┌─ DATA LINES
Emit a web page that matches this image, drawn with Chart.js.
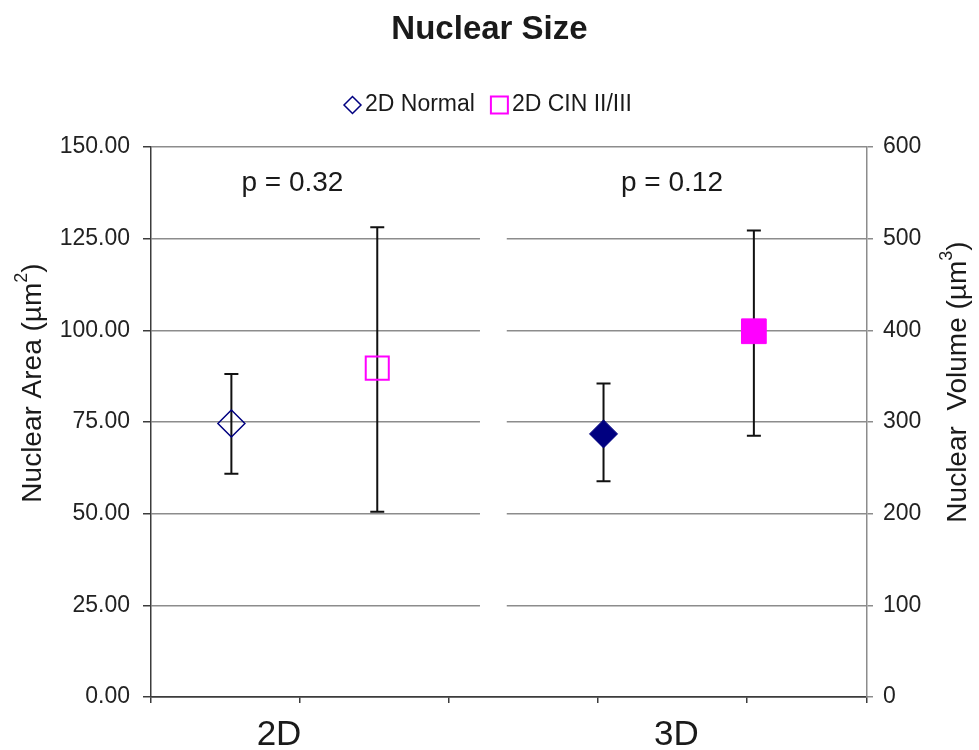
<!DOCTYPE html>
<html>
<head>
<meta charset="utf-8">
<title>Nuclear Size</title>
<script src="https://cdn.jsdelivr.net/npm/chart.js@4.4.1/dist/chart.umd.min.js"></script>
<style>
  html, body { margin: 0; padding: 0; background: #fff; }
  #wrap { width: 979px; height: 750px; }
</style>
</head>
<body>
<div id="wrap"><canvas id="sizeChart" width="979" height="750"></canvas></div>
<script>
// Series (2D on the left axis, 3D on the right axis)
const seriesNames = ['2D Normal', '2D CIN II/III', '3D Normal', '3D CIN II/III'];
const xValues = [0.54, 1.52, 3.04, 4.05];
const meanValues = [74.6, 89.7, 287, 399];
const lowerValues = [60.9, 50.5, 235.5, 285];
const upperValues = [88.1, 128.1, 342, 509];
const seriesAxis = ['y', 'y', 'y2', 'y2'];
const legendSeries = [0, 1];

// Group labels under the x axis and the p values above each group
const groupLabels = ['2D', '3D'];
const groupLabelX = [0.86, 3.53];
const pLabels = ['p = 0.32', 'p = 0.12'];
const pLabelX = [0.95, 3.5];
const pLabelY = 140;

// Axis ranges
const leftTicks = { min: 0, max: 150, step: 25 };
const rightTicks = { min: 0, max: 600, step: 100 };

const navy = '#000080';
const magenta = '#ff00ff';
const textColor = '#1a1a1a';
const gridColor = '#8c8c8c';
const axisColor = '#3c3c3c';
const fontFamily = "'Liberation Sans', Arial, sans-serif";

Chart.defaults.font.family = fontFamily;
Chart.defaults.color = textColor;

const markerStyles = [
  { pointStyle: 'rectRot', radius: 13.5, legendRadius: 8.5, bg: 'rgba(0,0,0,0)', border: navy, width: 1.5 },
  { pointStyle: 'rect', radius: 16.3, legendRadius: 12, bg: 'rgba(0,0,0,0)', border: magenta, width: 2 },
  { pointStyle: 'rectRot', radius: 14, legendRadius: 8.5, bg: navy, border: navy, width: 1 },
  { pointStyle: 'rect', radius: 17.5, legendRadius: 12, bg: magenta, border: magenta, width: 1 }
];

const datasets = seriesNames.map((name, i) => ({
  label: name,
  data: [{ x: xValues[i], y: meanValues[i] }],
  yAxisID: seriesAxis[i],
  pointStyle: markerStyles[i].pointStyle,
  pointRadius: markerStyles[i].radius,
  pointHoverRadius: markerStyles[i].radius,
  backgroundColor: markerStyles[i].bg,
  borderColor: markerStyles[i].border,
  borderWidth: markerStyles[i].width,
  errLow: lowerValues[i],
  errHigh: upperValues[i]
}));

// draws text rotated -90deg, parts = [text, size, rise]
function drawVerticalTitle(ctx, cx, cy, parts) {
  ctx.save();
  ctx.translate(cx, cy);
  ctx.rotate(-Math.PI / 2);
  ctx.fillStyle = textColor;
  ctx.textBaseline = 'middle';
  ctx.textAlign = 'left';
  let total = 0;
  parts.forEach(p => {
    ctx.font = p[1] + 'px ' + fontFamily;
    total += ctx.measureText(p[0]).width;
  });
  let pos = -total / 2;
  parts.forEach(p => {
    ctx.font = p[1] + 'px ' + fontFamily;
    ctx.fillText(p[0], pos, p[2]);
    pos += ctx.measureText(p[0]).width;
  });
  ctx.restore();
}

// legend drawn by hand so the marker/text spacing matches the figure
function drawLegend(ctx, centerX, centerY) {
  const gap = 4, itemGap = 16;
  ctx.save();
  ctx.font = '23px ' + fontFamily;
  ctx.textBaseline = 'middle';
  ctx.textAlign = 'left';
  const items = legendSeries.map(i => ({
    i: i,
    markW: markerStyles[i].pointStyle === 'rect' ? markerStyles[i].legendRadius * Math.SQRT2 : markerStyles[i].legendRadius * 2,
    textW: ctx.measureText(seriesNames[i]).width
  }));
  let total = 0;
  items.forEach((it, k) => { total += it.markW + gap + it.textW + (k ? itemGap : 0); });
  let x = centerX - total / 2;
  items.forEach((it, k) => {
    if (k) x += itemGap;
    const st = markerStyles[it.i];
    ctx.fillStyle = st.bg;
    ctx.strokeStyle = st.border;
    ctx.lineWidth = st.width;
    Chart.helpers.drawPoint(ctx, { pointStyle: st.pointStyle, radius: st.legendRadius, borderWidth: st.width, rotation: 0 }, x + it.markW / 2, centerY);
    x += it.markW + gap;
    ctx.fillStyle = textColor;
    ctx.fillText(seriesNames[it.i], x, centerY);
    x += it.textW;
  });
  ctx.restore();
}

const extras = {
  id: 'extras',
  beforeDatasetsDraw(chart) {
    const { ctx, chartArea: area, scales } = chart;
    const x = scales.x;
    ctx.save();
    // break in the gridlines between the two panels
    const g0 = x.getPixelForValue(2.21);
    const g1 = x.getPixelForValue(2.39);
    ctx.fillStyle = '#fff';
    ctx.fillRect(g0, area.top + 2, g1 - g0, area.bottom - area.top - 4);

    // error bars
    ctx.strokeStyle = '#111';
    ctx.lineWidth = 2;
    chart.data.datasets.forEach(ds => {
      const ys = scales[ds.yAxisID];
      const px = x.getPixelForValue(ds.data[0].x);
      const top = ys.getPixelForValue(ds.errHigh);
      const bottom = ys.getPixelForValue(ds.errLow);
      ctx.beginPath();
      ctx.moveTo(px, top);
      ctx.lineTo(px, bottom);
      ctx.moveTo(px - 7, top);
      ctx.lineTo(px + 7, top);
      ctx.moveTo(px - 7, bottom);
      ctx.lineTo(px + 7, bottom);
      ctx.stroke();
    });
    ctx.restore();
  },
  afterDraw(chart) {
    const { ctx, scales } = chart;
    const x = scales.x;
    const y = scales.y;
    ctx.save();
    ctx.fillStyle = textColor;
    ctx.textAlign = 'center';
    ctx.textBaseline = 'middle';

    ctx.font = '28px ' + fontFamily;
    pLabels.forEach((t, i) => {
      ctx.fillText(t, x.getPixelForValue(pLabelX[i]), y.getPixelForValue(pLabelY));
    });

    ctx.font = '35px ' + fontFamily;
    groupLabels.forEach((t, i) => {
      ctx.fillText(t, x.getPixelForValue(groupLabelX[i]), 735);
    });
    ctx.restore();

    drawLegend(ctx, 488, 105);
    drawVerticalTitle(ctx, 33, 383, [['Nuclear Area (\u00b5m', 28, 0], ['2', 18, -11], [')', 28, 0]]);
    drawVerticalTitle(ctx, 958, 382, [['Nuclear  Volume (\u00b5m', 28, 0], ['3', 18, -11], [')', 28, 0]]);
  }
};

new Chart(document.getElementById('sizeChart'), {
  type: 'scatter',
  data: { datasets: datasets },
  plugins: [extras],
  options: {
    responsive: false,
    animation: false,
    layout: { padding: 0 },
    plugins: {
      title: {
        display: true,
        text: 'Nuclear Size',
        color: textColor,
        font: { size: 33, weight: 'bold' },
        padding: { top: 10, bottom: 97.4 }
      },
      legend: { display: false },
      tooltip: { enabled: false }
    },
    scales: {
      x: {
        type: 'linear',
        min: 0,
        max: 4.81,
        afterFit: s => { s.height = 53; },
        ticks: { stepSize: 1, callback: () => '' },
        grid: { drawOnChartArea: false, tickLength: 6, tickColor: axisColor, lineWidth: 1.5 },
        border: { color: axisColor, width: 1.5 }
      },
      y: {
        position: 'left',
        min: leftTicks.min,
        max: leftTicks.max,
        afterFit: s => { s.width = 151; },
        ticks: {
          stepSize: leftTicks.step,
          padding: 13,
          color: '#222',
          font: { size: 23 },
          callback: v => v.toFixed(2)
        },
        grid: {
          color: ctx => ctx.tick.value === 0 ? axisColor : gridColor,
          lineWidth: 1.5,
          tickLength: 8,
          tickColor: axisColor
        },
        border: { color: axisColor, width: 1.5 }
      },
      y2: {
        position: 'right',
        min: rightTicks.min,
        max: rightTicks.max,
        afterFit: s => { s.width = 112; },
        ticks: { stepSize: rightTicks.step, padding: 10, color: '#222', font: { size: 23 } },
        grid: { drawOnChartArea: false, tickLength: 6, tickColor: gridColor, lineWidth: 1.5 },
        border: { color: gridColor, width: 1.5 }
      }
    }
  }
});
</script>
</body>
</html>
└─
▶ _TASK REQUIREMENTS_
Everything from the top line of the data down to and including the line with "const legendSeries = [0, 1];" is to be copied, except the pictures.

▶ _WRITTEN SOLUTION_
Emit a web page that matches this image, drawn with Chart.js.
<!DOCTYPE html>
<html>
<head>
<meta charset="utf-8">
<title>Nuclear Size</title>
<script src="https://cdn.jsdelivr.net/npm/chart.js@4.4.1/dist/chart.umd.min.js"></script>
<style>
  html, body { margin: 0; padding: 0; background: #fff; }
  #wrap { width: 979px; height: 750px; }
</style>
</head>
<body>
<div id="wrap"><canvas id="sizeChart" width="979" height="750"></canvas></div>
<script>
// Series (2D on the left axis, 3D on the right axis)
const seriesNames = ['2D Normal', '2D CIN II/III', '3D Normal', '3D CIN II/III'];
const xValues = [0.54, 1.52, 3.04, 4.05];
const meanValues = [74.6, 89.7, 287, 399];
const lowerValues = [60.9, 50.5, 235.5, 285];
const upperValues = [88.1, 128.1, 342, 509];
const seriesAxis = ['y', 'y', 'y2', 'y2'];
const legendSeries = [0, 1];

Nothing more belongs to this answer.